* _What is being asked_:
Only the number is wanted: how many lines of the data contain "this"?

* _Data section_:
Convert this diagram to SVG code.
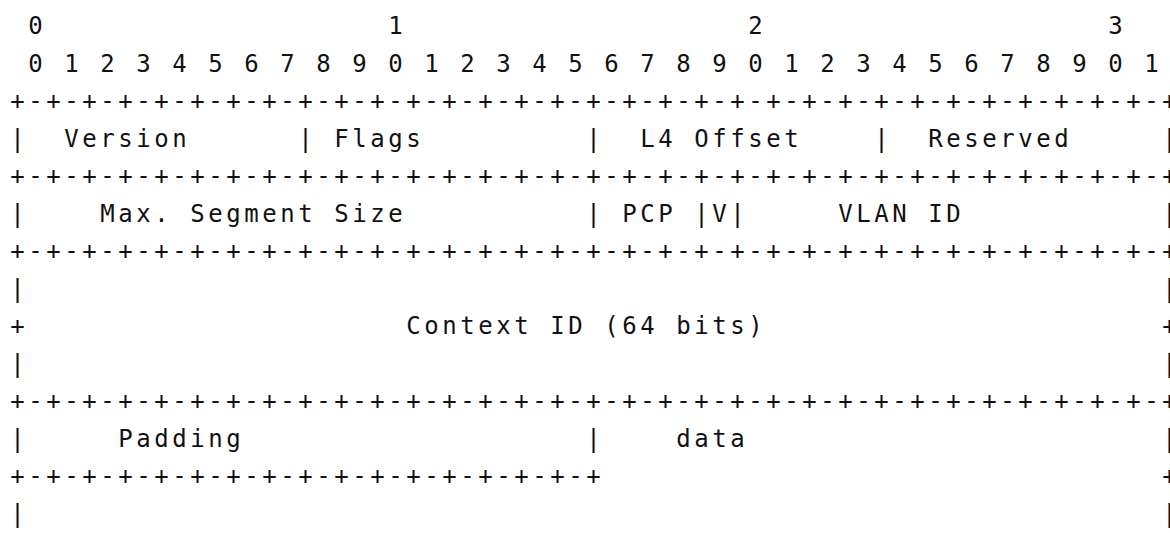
<svg xmlns="http://www.w3.org/2000/svg" width="1170" height="533" viewBox="0 0 1170 533">
<style>
.t{font-family:"DejaVu Sans Mono","Liberation Mono",monospace;font-size:24px;letter-spacing:3.55px;fill:#111;white-space:pre;}
</style>
<rect width="1170" height="533" fill="#fff"/>
<g id="packet" xml:space="preserve">
<text class="t" x="10.3" y="34"> 0                   1                   2                   3</text>
<text class="t" x="10.3" y="71.5"> 0 1 2 3 4 5 6 7 8 9 0 1 2 3 4 5 6 7 8 9 0 1 2 3 4 5 6 7 8 9 0 1</text>
<text class="t" x="10.3" y="109">+-+-+-+-+-+-+-+-+-+-+-+-+-+-+-+-+-+-+-+-+-+-+-+-+-+-+-+-+-+-+-+-+</text>
<text class="t" x="10.3" y="146.5">|  Version      | Flags         |  L4 Offset    |  Reserved     |</text>
<text class="t" x="10.3" y="184">+-+-+-+-+-+-+-+-+-+-+-+-+-+-+-+-+-+-+-+-+-+-+-+-+-+-+-+-+-+-+-+-+</text>
<text class="t" x="10.3" y="221.5">|    Max. Segment Size          | PCP |V|     VLAN ID           |</text>
<text class="t" x="10.3" y="259">+-+-+-+-+-+-+-+-+-+-+-+-+-+-+-+-+-+-+-+-+-+-+-+-+-+-+-+-+-+-+-+-+</text>
<text class="t" x="10.3" y="296.5">|                                                               |</text>
<text class="t" x="10.3" y="334">+                     Context ID (64 bits)                      +</text>
<text class="t" x="10.3" y="371.5">|                                                               |</text>
<text class="t" x="10.3" y="409">+-+-+-+-+-+-+-+-+-+-+-+-+-+-+-+-+-+-+-+-+-+-+-+-+-+-+-+-+-+-+-+-+</text>
<text class="t" x="10.3" y="446.5">|     Padding                   |    data                       |</text>
<text class="t" x="10.3" y="484">+-+-+-+-+-+-+-+-+-+-+-+-+-+-+-+-+                               +</text>
<text class="t" x="10.3" y="521.5">|                                                               |</text>
</g>
</svg>
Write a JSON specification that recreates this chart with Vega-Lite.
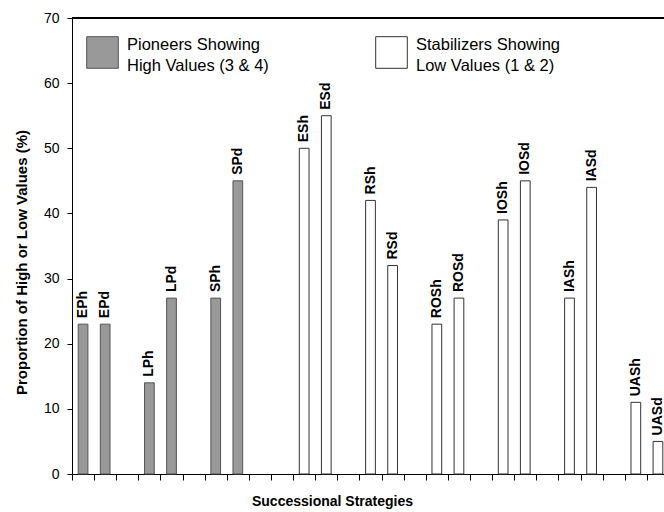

* _Complete answer_:
2